Wednesday, June 22, 2016

It is About Gun Control



Who controls the guns? – that is the key question when dealing with guns and gun control.

Guns are, first and foremost, tools – they are complex mechanical instruments with various parts to achieve an action of which ultimately is completed when its components are in order: the necessary springs, hammers, levers, and all else, including ammo, being locked-and-loaded, having enough pressure put upon the trigger in order for the tool to fire.  It will not fire on its own.  Leave a firearm on a table, and it will remain there unless it is moved.

If you give up control of the weapon to leave it on the table, then another can take control of the weapon.

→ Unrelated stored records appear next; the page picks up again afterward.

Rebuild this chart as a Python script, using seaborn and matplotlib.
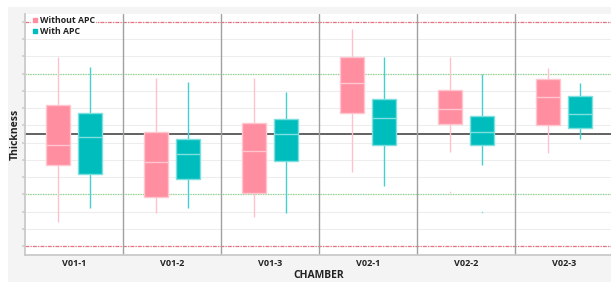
import numpy as np
import pandas as pd
import matplotlib
matplotlib.use("Agg")
import matplotlib.pyplot as plt
from matplotlib.lines import Line2D
from matplotlib.patches import Rectangle
import seaborn as sns

# ---- data ----
chambers = ["V01-1", "V01-2", "V01-3", "V02-1", "V02-2", "V02-3"]
groups = ["Without APC", "With APC"]

# Without APC
wo_low = [1.39, 1.90, 1.68, 4.31, 5.47, 5.38]
wo_q1 = [4.70, 2.83, 3.09, 7.74, 7.08, 7.04]
wo_med = [5.86, 4.86, 5.51, 9.48, 7.93, 8.63]
wo_q3 = [8.18, 6.60, 7.16, 10.99, 9.05, 9.69]
wo_high = [10.95, 9.73, 9.77, 12.58, 10.99, 10.35]
wo_out = [None, None, None, None, 3.13, None]

# With APC
w_low = [2.22, 2.22, 1.90, 3.48, 4.72, 6.19]
w_q1 = [4.18, 3.87, 4.93, 5.88, 5.84, 6.83]
w_med = [6.34, 5.32, 6.48, 7.41, 6.63, 7.68]
w_q3 = [7.74, 6.19, 7.37, 8.53, 7.53, 8.69]
w_high = [10.37, 9.50, 8.92, 10.99, 9.98, 9.44]
w_out = [None, None, None, None, 1.96, None]

target = 6.5
spec_green = [10, 3]
spec_red = [13, 0]

# ---- build sample table whose quartiles/whiskers reproduce the stats ----
rows = []
def add(group, chambers_, lo, q1, md, q3, hi, out):
    for c, a, b, m, d, e, o in zip(chambers_, lo, q1, md, q3, hi, out):
        first = a if o is None else o
        for v in [first, a, b, m, m, m, d, e, e]:
            rows.append({"CHAMBER": c, "Thickness": v, "group": group})

add(groups[0], chambers, wo_low, wo_q1, wo_med, wo_q3, wo_high, wo_out)
add(groups[1], chambers, w_low, w_q1, w_med, w_q3, w_high, w_out)
df = pd.DataFrame(rows)

pink = "#FF8FA0"
teal = "#00BDBD"
pink_light = "#FFC6CF"
teal_light = "#7FDEDE"
pink_whisk = "#FFC2CC"
teal_whisk = "#45CFCF"

sns.set_theme(style="white")
plt.rcParams["font.family"] = ["Open Sans", "DejaVu Sans"]

fig = plt.figure(figsize=(6.11, 2.82), dpi=100)
fig.patch.set_facecolor("white")
bgrect = Rectangle((8 / 611, 0), 1, (282 - 7) / 282, transform=fig.transFigure,
                   facecolor="#F4F4F4", edgecolor="none", zorder=-10)
fig.add_artist(bgrect)
ax = fig.add_axes([25 / 611, 1 - 255 / 282, 588 / 611, (255 - 14) / 282])
ax.set_zorder(1)
ax.set_facecolor("white")

sns.boxplot(data=df, x="CHAMBER", y="Thickness", hue="group", order=chambers,
            hue_order=groups, palette=[pink, teal], width=0.65, gap=0.25,
            whis=1.5, showcaps=False, linewidth=1.0, saturation=1,
            flierprops=dict(marker="o", markersize=1.2, markeredgewidth=0),
            ax=ax, legend=False)

for cont, col, lite, wk in zip(ax.containers, [pink, teal], [pink_light, teal_light],
                               [pink_whisk, teal_whisk]):
    for b in cont.boxes:
        b.set_facecolor(col)
        b.set_edgecolor(lite)
        b.set_linewidth(1.0)
        b.set_zorder(6)
    for m in cont.medians:
        m.set_color(lite)
        m.set_linewidth(1.0)
        m.set_zorder(7)
    for w in cont.whiskers:
        w.set_color(wk)
        w.set_linewidth(1.0)
        w.set_zorder(5)
    for f in cont.fliers:
        f.set_markerfacecolor(lite)
        f.set_markeredgecolor(lite)
        f.set_zorder(5)

# gridlines
ax.set_ylim(-0.52, 13.46)
ax.set_xlim(-0.5, 5.5)
ax.set_yticks(np.arange(0, 14))
ax.yaxis.grid(True, color="#EDEDED", linewidth=0.8, zorder=0)
ax.set_axisbelow(True)

# reference lines
for v in spec_red:
    ax.axhline(v, color="#E8707F", linewidth=0.9, linestyle=(0, (3, 1, 1, 1)), zorder=2)
for v in spec_green:
    ax.axhline(v, color="#8AD68A", linewidth=0.9, linestyle=(0, (1, 1)), zorder=2)
ax.axhline(target, color="#555555", linewidth=1.3, zorder=2)
for i in range(1, len(chambers)):
    ax.axvline(i - 0.5, color="#A0A0A0", linewidth=1.0, zorder=2)

for s in ["top", "right"]:
    ax.spines[s].set_visible(False)
ax.spines["left"].set_color("#C8C8C8")
ax.spines["bottom"].set_color("#C8C8C8")
ax.tick_params(axis="y", length=2, color="#D0D0D0", labelleft=False, left=True)
ax.tick_params(axis="x", length=0, pad=3)
for t in ax.get_xticklabels():
    t.set_fontweight("bold")
    t.set_fontsize(6.5)
    t.set_color("#222222")
ax.set_xlabel("CHAMBER", fontsize=7.5, fontweight="bold", labelpad=1, color="#222222")
ax.set_ylabel("Thickness", fontsize=7.5, fontweight="bold", labelpad=1, color="#222222")

handles = [Line2D([0], [0], marker="s", linestyle="none", markersize=3,
                  markerfacecolor=c, markeredgecolor=c) for c in [pink, teal]]
leg = ax.legend(handles, groups, loc="upper left", bbox_to_anchor=(0.008, 1.0),
                frameon=True, fontsize=6.3, handletextpad=0.1, handlelength=0.8,
                borderpad=0.15, labelspacing=0.2, borderaxespad=0.1)
leg.get_frame().set_facecolor("white")
leg.get_frame().set_edgecolor("none")
leg.get_frame().set_alpha(1)
leg.set_zorder(10)
for t in leg.get_texts():
    t.set_fontweight("bold")
    t.set_color("#222222")

fig.savefig("out.png", dpi=100)
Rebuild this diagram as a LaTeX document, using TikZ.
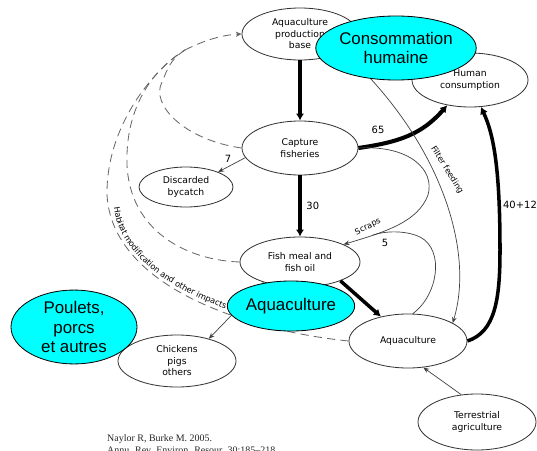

It is to the owner of a weapon to have control of it, including how to handle it when it is being carried, or place it where it cannot be put in the control of someone undesired to have it.
Some may say ‘what about the children?  They may get ahold of a gun and injure or kill themselves, or someone else.’  This is an example of who controls the gun.  If a child gets behind the wheel of a car, puts it in gear and the vehicle moves, is there an expanded call for vehicle control? – no.  The ones who get the blame are the child, the parent who should have been supervising the child, and the one who left a vehicle in a state that the child could get control of it.  Levels of culpability are to vary in accordance to context of roles.  The car is a tool of transportation and appropriately, is not blamed for how it was (mis)used, just as a gun is a tool for shooting, is not agentic, and cannot have blame placed upon it.

Others will say ‘if we ban guns, or restrict them enough, then we can stop all the gun deaths.’  Let it sink in for a moment, the foolishness within that claim.  In order to do this, we must first look at ‘all the gun deaths.’  All the gun deaths include suicide; suicides are included in these calls about gun deaths, for as PEW Research shows, suicides with guns outnumber homicide using guns.  If the suicide itself is not the issue, but the gun is, then methodology is the concern – so much for compassion.  Accidents are also included in gun deaths, but true to the word ‘accident’ the act was unintentional, and an exception to the norm.  Again, if one was using a car had an accident that resulted in the death of someone, new regulations would not be called for because of a loss of vehicle control. 

That leaves homicide.  Recent numbers from the CDC showed a total of homicides at 16,000.  Census data out to 2010 shows 114.8 million households in the United States.  PEW research shows 37% of those households (42.4 million) have a firearm of some type within them, holding between 270 and 310 million firearms.  That leaves 0.00038 of households involved per homicide, which includes gang and drug-related homicides.  This shows that if the vast majority is not taking every precaution possible, they have taken enough control of their own tools to not be used to inflict harm, to not violate the rights of another.  Statistically, that is insignificant; practically, a foolish base to implement new standards upon the rest of society; morally, irrelevant to free individuals being able to direct and defend their own lives.

Personal gun control involves proper grip of the weapon.  ‘Social’ gun control involves responsible individuals (people in a society) being able to shoot back at the one who decides to violate individual rights. 

Laws introduced to control guns will only be obeyed by those who follow the laws – one who is intent on murdering someone will not be concerned about a lesser law violation of possession, as an example see Suzanne Gratia Hupp who left her pistol in the car in accordance to the law, and was in Luby’s where a shooter killed 23 (including her parents) and injured 27 before killing himself.  In her testimony before congress, she said “I’m mad at my legislators for legislating me out of the right to protect myself and my family.  I would much rather be sitting in jail with a felony sentence on my head, and have my parents alive.”

Gun control laws simply restrict the possession of arms to those who have been granted the authorization to initiate force: government agents.  The greatest mass murder was not perpetrated by 
an individual in Orlando, FL; the greatest mass murders were repeatedly done by government agents: Waco, Wounded Knee, Sand Creek to name a few, and in the Memorial Day Massacre of 1937, 50 unarmed people were shot, 10 were killed, and another 100 were beaten with clubs by the police.  While the overall violent crime rate has been decreasing, the number of homicides and violence perpetrated by police have increased: 500 individuals killed and 40,000 no-knock raids in the past year by police against citizenry. 

The Constitution is to be the supreme law of the land, but through nuanced interpretation (i.e. rationalization) to justify State expansion, such as domestic spying, arrest without a warrant for being ‘under suspicion,’ restrictions on firearms with repeated calls to expand what is and is not allowed for free people to possess, an ever decreasing standard for when police can search for ‘drugs’; there are still people alive today who were put in internment camps for being deemed dangerous for being Japanese.  In either case, it will be those who control their guns using them to achieve their ends, setting up situations where you will lose your liberty in the best scenario, or in the worst be not judged by twelve, but be carried by six.

If free people do not control their own guns, then they will be more vulnerable to those who control their own, illegally or legally.